Summer ‘19: What did I do last summer?

Six  years ago I really viewed many Mathematical topics as cut and dry.  How hard can it be to learn everything there is to know about say Algebra I?  Is there really anything new to find out about parabolas?  I don’t think that exactly anymore as I continue to find further depths to even the most well trod subjects. These are not usually obvious though and discovering them  takes some work.  Towards that goal, I constantly read new material that comes my way.  Its not hard to find a constant stream of new mathematical writing but a lot of what I see tends to be a repeat of something I’ve read before.  Sometimes a few months go by without learning anything. This summer, however, was surprisingly rich in terms of personal math discoveries.

Criteria:

• Whatever the math is it has to be new to me.

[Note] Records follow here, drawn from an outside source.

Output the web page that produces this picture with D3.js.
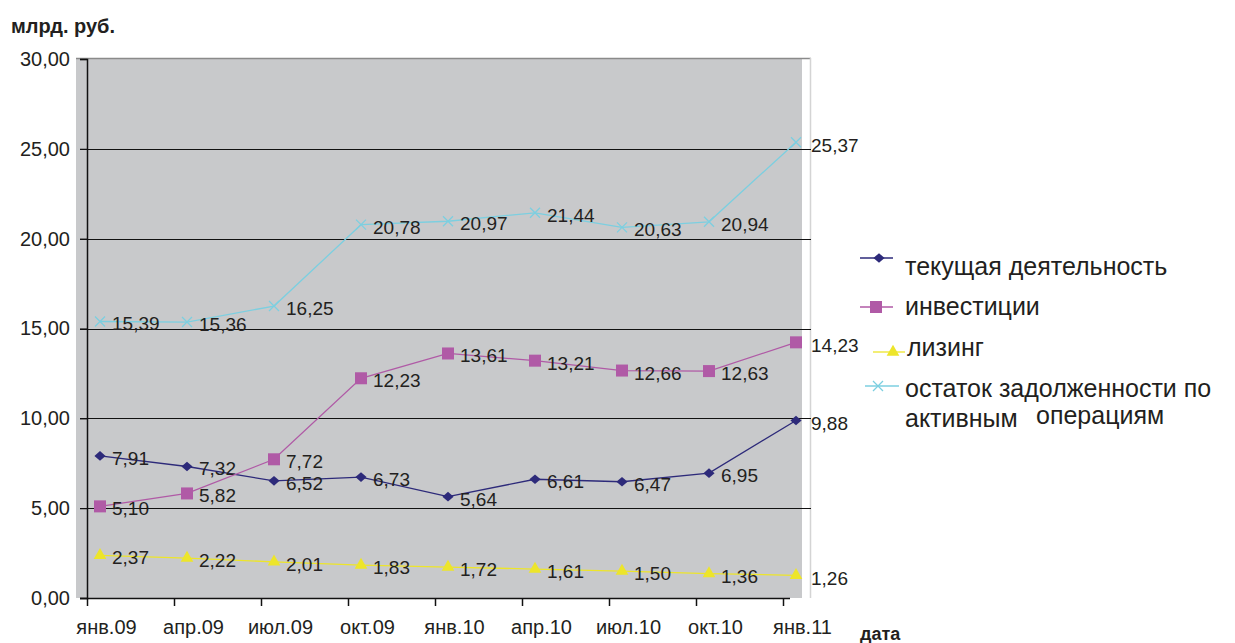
<!DOCTYPE html>
<html>
<head>
<meta charset="utf-8">
<script src="https://cdn.jsdelivr.net/npm/d3@7"></script>
<style>
  body { margin: 0; background: #fff; }
  text { font-family: "Liberation Sans", Arial, sans-serif; fill: #231f20; }
</style>
</head>
<body>
<div id="chart"></div>
<script>
// категории (даты)
const categories = ["янв.09", "апр.09", "июл.09", "окт.09", "янв.10", "апр.10", "июл.10", "окт.10", "янв.11"];

// ряды
const tekushaya = [7.91, 7.32, 6.52, 6.73, 5.64, 6.61, 6.47, 6.95, 9.88];
const investicii = [5.10, 5.82, 7.72, 12.23, 13.61, 13.21, 12.66, 12.63, 14.23];
const lizing = [2.37, 2.22, 2.01, 1.83, 1.72, 1.61, 1.50, 1.36, 1.26];
const ostatok = [15.39, 15.36, 16.25, 20.78, 20.97, 21.44, 20.63, 20.94, 25.37];

const seriesNames = ["текущая деятельность", "инвестиции", "лизинг", "остаток задолженности по активным операциям"];
const yTicks = [0, 5, 10, 15, 20, 25, 30];

const width = 1235;
const height = 643;

const series = [
    {name: seriesNames[0], values: tekushaya, color: "#2d2a7a", marker: "diamond"},
    {name: seriesNames[1], values: investicii, color: "#b05aa6", marker: "square"},
    {name: seriesNames[2], values: lizing, color: "#ede52a", marker: "triangle"},
    {name: seriesNames[3], values: ostatok, color: "#7ccfe0", marker: "cross"},
];

const svg = d3.select("#chart").append("svg")
    .attr("width", width)
    .attr("height", height)
;

// шкалы
const x = d3.scalePoint()
    .domain(categories)
    .range([100, 796])
;
const y = d3.scaleLinear()
    .domain([0, 30])
    .range([598, 59])
;

// серый фон
svg.append("rect")
    .attr("x", 76).attr("y", 58)
    .attr("width", 726).attr("height", 540)
    .attr("fill", "#c8c9cb")
;
// рамка сверху и справа
svg.append("line")
    .attr("x1", 76).attr("x2", 811).attr("y1", 58.5).attr("y2", 58.5)
    .attr("stroke", "#8a8a8a").attr("stroke-width", 1.5)
;
svg.append("line")
    .attr("x1", 810.5).attr("x2", 810.5).attr("y1", 58).attr("y2", 598)
    .attr("stroke", "#d4d4d4").attr("stroke-width", 1.5)
;

// сетка
svg.append("g")
    .selectAll("line")
    .data(yTicks.filter(d => d > 0 && d < 30))
    .join("line")
        .attr("x1", 80).attr("x2", 811)
        .attr("y1", d => Math.round(y(d)) + 0.5)
        .attr("y2", d => Math.round(y(d)) + 0.5)
        .attr("stroke", "#111").attr("stroke-width", 1.2)
;

// ось Y
const yAxis = svg.append("g")
    .attr("transform", "translate(87,0)")
    .call(d3.axisLeft(y).tickValues(yTicks).tickSize(7).tickPadding(10)
        .tickFormat(d => d3.format(".2f")(d).replace(".", ",")))
;
yAxis.select(".domain").attr("stroke", "#111").attr("stroke-width", 1.5);
yAxis.selectAll(".tick line").attr("stroke", "#111").attr("stroke-width", 1.2);
yAxis.selectAll("text")
    .attr("font-size", 20)
    .attr("fill", "#231f20")
    .attr("font-family", "Liberation Sans, Arial, sans-serif")
;

// ось X
const xAxis = svg.append("g")
    .attr("transform", "translate(0,598)")
    .call(d3.axisBottom(x).tickSize(8).tickPadding(14).tickSizeOuter(0))
;
xAxis.select(".domain").attr("d", "M80,0.5H790").attr("stroke", "#111").attr("stroke-width", 1.5);
xAxis.selectAll(".tick line").attr("transform", "translate(-13,0)").attr("stroke", "#111").attr("stroke-width", 1.5);
xAxis.selectAll("text")
    .attr("transform", "translate(6,0)")
    .attr("font-size", 20)
    .attr("fill", "#231f20")
    .attr("font-family", "Liberation Sans, Arial, sans-serif")
;

// маркеры
function drawMarker(g, type, color) {
    if (type === "diamond") {
        g.append("path").attr("d", d3.symbol(d3.symbolDiamond2, 60)).attr("fill", color)
            .attr("transform", "scale(1.15,1)");
    } else if (type === "square") {
        g.append("rect").attr("x", -6).attr("y", -6).attr("width", 12).attr("height", 12).attr("fill", color);
    } else if (type === "triangle") {
        g.append("path").attr("d", d3.symbol(d3.symbolTriangle, 70)).attr("fill", color);
    } else if (type === "cross") {
        g.append("path").attr("d", "M-5,-5L5,5M-5,5L5,-5").attr("stroke", color).attr("stroke-width", 1.3).attr("fill", "none");
    }
}

const line = d3.line()
    .x((d, i) => x(categories[i]))
    .y(d => y(d))
;

series.forEach(s => {
    const g = svg.append("g");
    g.append("path")
        .attr("d", line(s.values))
        .attr("fill", "none")
        .attr("stroke", s.color)
        .attr("stroke-width", 1.3)
    ;
    g.selectAll("g.pt")
        .data(s.values)
        .join("g")
            .attr("class", "pt")
            .attr("transform", (d, i) => `translate(${x(categories[i])},${y(d)})`)
            .each(function() { drawMarker(d3.select(this), s.marker, s.color); })
    ;
    g.selectAll("text")
        .data(s.values)
        .join("text")
            .attr("x", (d, i) => x(categories[i]) + (i === categories.length - 1 ? 15 : 12))
            .attr("y", (d, i) => y(d) + (i === categories.length - 1 ? 10 : 9))
            .attr("font-size", 19)
            .text(d => d3.format(".2f")(d).replace(".", ","))
    ;
});

// легенда
const legendY = [258, 307, 352, 386];
const legendLine = [[860, 893, 879], [860, 893, 876], [873, 905, 893], [865, 899, 878]];
const legendTextY = [275, 315, 356, 397];

series.forEach((s, i) => {
    const [x1, x2, xm] = legendLine[i];
    svg.append("line")
        .attr("x1", x1).attr("x2", x2)
        .attr("y1", legendY[i]).attr("y2", legendY[i])
        .attr("stroke", s.color).attr("stroke-width", 1.3)
    ;
    const m = svg.append("g").attr("transform", `translate(${xm},${legendY[i]})`);
    drawMarker(m, s.marker, s.color);
});

svg.append("text").attr("x", 905).attr("y", legendTextY[0]).attr("font-size", 25).text("текущая деятельность");
svg.append("text").attr("x", 905).attr("y", legendTextY[1]).attr("font-size", 25).text("инвестиции");
svg.append("text").attr("x", 907).attr("y", legendTextY[2]).attr("font-size", 25).text("лизинг");
svg.append("text").attr("x", 905).attr("y", legendTextY[3]).attr("font-size", 25).text("остаток задолженности по");
svg.append("text").attr("x", 905).attr("y", 427).attr("font-size", 25).text("активным");
svg.append("text").attr("x", 1036).attr("y", 424).attr("font-size", 25).text("операциям");

// подписи осей
svg.append("text")
    .attr("x", 11).attr("y", 33)
    .attr("font-size", 20).attr("font-weight", "bold")
    .text("млрд. руб.")
;
svg.append("text")
    .attr("x", 860).attr("y", 640)
    .attr("font-size", 18).attr("font-weight", "bold")
    .text("дата")
;
</script>
</body>
</html>
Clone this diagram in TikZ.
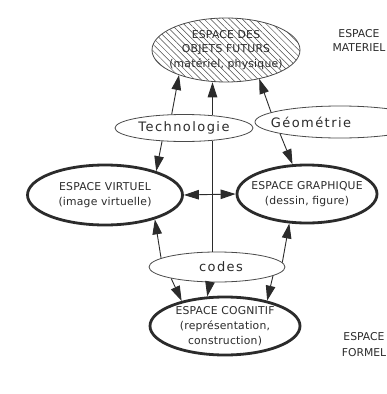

That rules out a lot of great writing a la the BigMathOff for instance.
• I’m particularly fascinated by geometry topics although in hind sight this period was heavily about polynomials.
• If I spent more than a few days playing with an idea, I consider it inherently interesting for purposes of this list.

Topics:

• Quadrature of the Parabola (and parabolas in general). This all started after reading Steven Strogatz’s new book on Calculus. A surprising amount falls out of  a parabola beyond the quadratic formula. Here I wrote up some coalesced thinking around finding the area under a curve or more properly the geometry that builds up to it:    quadrature-of-the-parabola-proposition-2   There were several followup parabola problems that I saw afterwards that built on this thinking.

• Morley’s Triangle:  After a throwaway comment by Sam Shah I spent a week fooling around with this angle trisection:

As often occurs there is a lot of really great material on cut-the-knot.org: https://www.cut-the-knot.org/triangle/Morley/   I particularly liked John Conways’s backwards construction.

• Polynomial Division to find tangent lines. It turns out you can use polynomial division (!) to find the tangent line to a curve: https://en.wikipedia.org/wiki/Polynomial_long_division#Finding_tangents_to_polynomial_functions.   Working out why it worked was an interesting exercise. In particular: I thought a lot about inflection points and what a tangent really means there geometrically.

• Polynomial reciprocals: Given a polynomial equation $ a_1 x^n +  a_2 x^{n-1} …. + a_n = 0 $.  We can perform the following substitution: $ y = \frac{1}{x} $ and (after multiplying by $y^n$ out pops the inverted equation: $a_ny^n +  + a_{n-1} y^{n-1} …. + a_0 = 0$. But then look at the roots of the original equation  $ (x - r_1)(x - r_2)….(x - r_n) = 0 $  After the substitution the new roots are just the reciprocals. Ex:  $  \frac{1}{y}   - r_1 = 0 \rightarrow y = \frac{1}{r_1} $   There are some linear algebra extension of this I have to look into more.

• Lill’s Method to solve polynomials:  This is the most recent discovery and I’m still thinking/playing with it. 

Open question :

Green path is the given one - vs blue path which encodes one of the roots pic.twitter.com/prasPCpgMu — Benjamin Leis (@benjamin_leis) August 14, 2019

Honorable Mention:

• Grant Sanderson’s Keep/Kill/Divide  https://aperiodical.com/2019/07/the-big-internet-math-off-2019-group-1-grant-sanderson-vs-alaric-stephen/

I haven’t actually dug into this one yet but it was fascinating and I need to make time to look at it more.